Re: Windows live mail question


I never use alt m and I don't know what that command does.  If you are reading mail as plain text using the ribbon version of Windows Live Mail and NVDA, simply opening the message by pressing enter won't allow you to read the message in the usual way.  I don't know what the case is with other screen-readers.  Using the preview pane does allow you to read it in the usual way.  In other words, in the message list, move to a message you want to read.  If the preview pane is on, as it is by default, tab once to be in the preview pane.  Issue the read to end command and the message will be read.  Once finished, either shift tab once or tab twice to get back to the message list.  Then do whatever you want, delete the message or move to another message or anything you want to do in the program. 
While I think the preview pane should be off if you read all mail as html, if you read mail as plain text, there is no security risk having the preview pane on.
When reading mail as html, you don't have to use the preview pane.  You can simply press enter to read the message so you can conveniently have it off. 
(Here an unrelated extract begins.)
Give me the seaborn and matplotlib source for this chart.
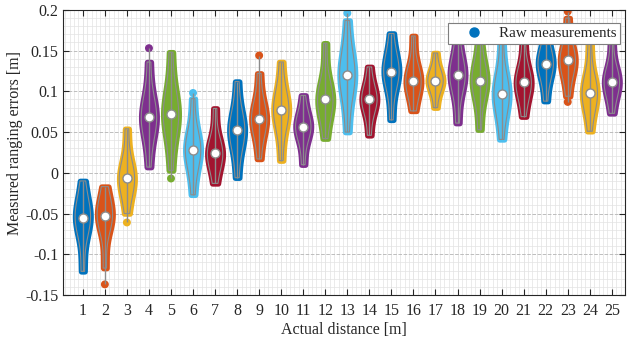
import numpy as np
import pandas as pd
import matplotlib
matplotlib.use("Agg")
import matplotlib.pyplot as plt
from matplotlib.lines import Line2D
from matplotlib.ticker import MultipleLocator
import seaborn as sns

# Values (metres)
distances = list(range(1, 26))
body_low = [-0.121, -0.117, -0.050, 0.007, 0.003, -0.027, -0.013, -0.006, 0.017, 0.015,
            0.010, 0.042, 0.050, 0.046, 0.065, 0.076, 0.080, 0.061, 0.053, 0.041,
            0.069, 0.088, 0.094, 0.051, 0.073]
body_q1 = [-0.068, -0.064, -0.018, 0.056, 0.057, 0.018, 0.014, 0.040, 0.055, 0.066,
           0.048, 0.080, 0.102, 0.080, 0.112, 0.103, 0.106, 0.108, 0.102, 0.083,
           0.100, 0.123, 0.127, 0.087, 0.102]
medians = [-0.055, -0.053, -0.007, 0.068, 0.072, 0.028, 0.024, 0.052, 0.066, 0.077,
           0.056, 0.090, 0.120, 0.090, 0.124, 0.113, 0.113, 0.120, 0.113, 0.097,
           0.111, 0.134, 0.138, 0.098, 0.112]
body_q3 = [-0.042, -0.041, 0.008, 0.081, 0.089, 0.041, 0.035, 0.065, 0.079, 0.089,
           0.066, 0.100, 0.140, 0.100, 0.137, 0.124, 0.121, 0.132, 0.125, 0.112,
           0.122, 0.146, 0.150, 0.111, 0.122]
body_high = [-0.010, -0.017, 0.054, 0.136, 0.148, 0.091, 0.079, 0.112, 0.122, 0.136,
             0.095, 0.159, 0.187, 0.130, 0.171, 0.168, 0.147, 0.170, 0.168, 0.165,
             0.165, 0.180, 0.190, 0.160, 0.165]
# isolated measurements outside the main body
outlier_dist = [2, 3, 4, 5, 6, 9, 13, 23, 23]
outlier_vals = [-0.137, -0.061, 0.153, -0.007, 0.098, 0.144, 0.196, 0.198, 0.087]

matlab_colors = ["#0072BD", "#D95319", "#EDB120", "#7E2F8E", "#77AC30", "#4DBEEE", "#A2142F"]
palette = [matlab_colors[i % 7] for i in range(len(distances))]

# long table for the violins, median weighted so the ends taper
rows = []
for d, lo, q1, md, q3, hi in zip(distances, body_low, body_q1, medians, body_q3, body_high):
    for v in (lo, q1, md, md, md, q3, hi):
        rows.append({"distance": d, "error": v})
df = pd.DataFrame(rows)

sns.set_style("ticks")
plt.rcParams["font.family"] = ["Liberation Serif", "DejaVu Serif"]

fig = plt.figure(figsize=(6.28, 3.41), dpi=100)
ax = fig.add_axes([0.1003, 0.135, 0.895, 0.836])

VW = 0.70
FS = 11.5

# coloured body (thick edge mimics the scattered raw points)
sns.violinplot(data=df, x="distance", y="error", hue="distance", palette=palette,
               native_scale=True, cut=0, inner=None, density_norm="width",
               width=VW, saturation=1, legend=False, ax=ax)
for coll in ax.collections:
    fc = coll.get_facecolor()
    coll.set_edgecolor(fc)
    coll.set_linewidth(4.0)
    coll.set_zorder(2)
n_body = len(ax.collections)

# grey outline of the density
sns.violinplot(data=df, x="distance", y="error", native_scale=True, cut=0,
               inner=None, density_norm="width", width=VW, fill=False,
               color="#8c8c8c", linewidth=0.8, ax=ax)
for coll in ax.collections[n_body:]:
    coll.set_zorder(3)

# outlier dots
out_colors = [palette[d - 1] for d in outlier_dist]
ax.scatter(outlier_dist, outlier_vals, s=22, c=out_colors, edgecolors=out_colors, zorder=2)

# whiskers through the full range
all_min = [min([lo] + [v for d2, v in zip(outlier_dist, outlier_vals) if d2 == d])
           for d, lo in zip(distances, body_low)]
all_max = [max([hi] + [v for d2, v in zip(outlier_dist, outlier_vals) if d2 == d])
           for d, hi in zip(distances, body_high)]
ax.vlines(distances, all_min, all_max, color="#8c8c8c", linewidth=1.0, zorder=3)

# median markers
ax.scatter(distances, medians, s=42, c="white", edgecolors="#8c8c8c", linewidths=1.0, zorder=4)

ax.set_xlim(0.1, 25.6)
ax.set_ylim(-0.15, 0.2)
ax.xaxis.set_minor_locator(MultipleLocator(0.2))
ax.yaxis.set_minor_locator(MultipleLocator(0.01))
ax.set_xticks(distances)
ax.set_xticklabels([str(d) for d in distances])
ax.set_yticks([-0.15, -0.1, -0.05, 0, 0.05, 0.1, 0.15, 0.2])
ax.set_yticklabels(["-0.15", "-0.1", "-0.05", "0", "0.05", "0.1", "0.15", "0.2"])

ax.grid(which="major", axis="y", color="#bdbdbd", linestyle="--", linewidth=0.7)
ax.grid(which="major", axis="x", color="#dcdcdc", linestyle="-", linewidth=0.5)
ax.grid(which="minor", color="#e3e3e3", linestyle="-", linewidth=0.5)
ax.set_axisbelow(True)

ax.tick_params(which="major", direction="in", top=True, right=True, length=4,
               labelsize=FS, color="#262626", labelcolor="#262626")
ax.tick_params(axis="x", which="major", pad=6)
ax.tick_params(which="minor", length=0)
for sp in ax.spines.values():
    sp.set_visible(True)
    sp.set_color("#262626")
    sp.set_linewidth(0.8)

ax.set_xlabel("Actual distance [m]", fontsize=FS, color="#262626", labelpad=2)
ax.set_ylabel("Measured ranging errors [m]", fontsize=FS, color="#262626")
ax.yaxis.set_label_coords(-0.071, 0.533)

handle = Line2D([], [], marker="o", linestyle="none", color="#0072BD", markersize=6.5)
leg = ax.legend([handle], ["Raw measurements"], loc="upper right",
                bbox_to_anchor=(0.991, 0.954), borderaxespad=0, fontsize=10.8,
                frameon=True, fancybox=False, framealpha=1, edgecolor="#7f7f7f",
                handlelength=3.0, handletextpad=0.15, borderpad=0.25)
leg.get_frame().set_linewidth(0.8)
leg.set_zorder(10)

fig.savefig("out.png", dpi=100)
----- Original Message -----
Sent: Saturday, April 16, 2016 1:02 PM
Subject: Re: [nvda] Windows live mail question

Hi, Brian,
I just installed windows live mail but I do have a question. How do you get NVDA to see the message body? I have to hit alt M and enter for NVDA to see the message body.

Sent: Saturday, April 16, 2016 10:43 AM
Subject: Re: [nvda] Windows live mail question

Windows Live Mail, along with Thunderbird, are the two most screen-reader friendly no-cost e-mail clients that I've worked with in recent years.

I have no problem with WLM 2012 with NVDA nor with JAWS, and I never turn the preview pane off for two reasons:  it's on by default and if you do want someone sighted either to help you or just to take a look at something it's very convenient.

If your mother is not already familiar with a specific e-mail client I'd suggest Windows Live Mail 2012.  There is really no purpose in using the older versions of the program for someone who's got to learn from scratch to begin with.  The ribbon system is here to stay and it's putting off the inevitable to try to avoid it.  Do not use Outlook Express, even if you can get a hacked copy.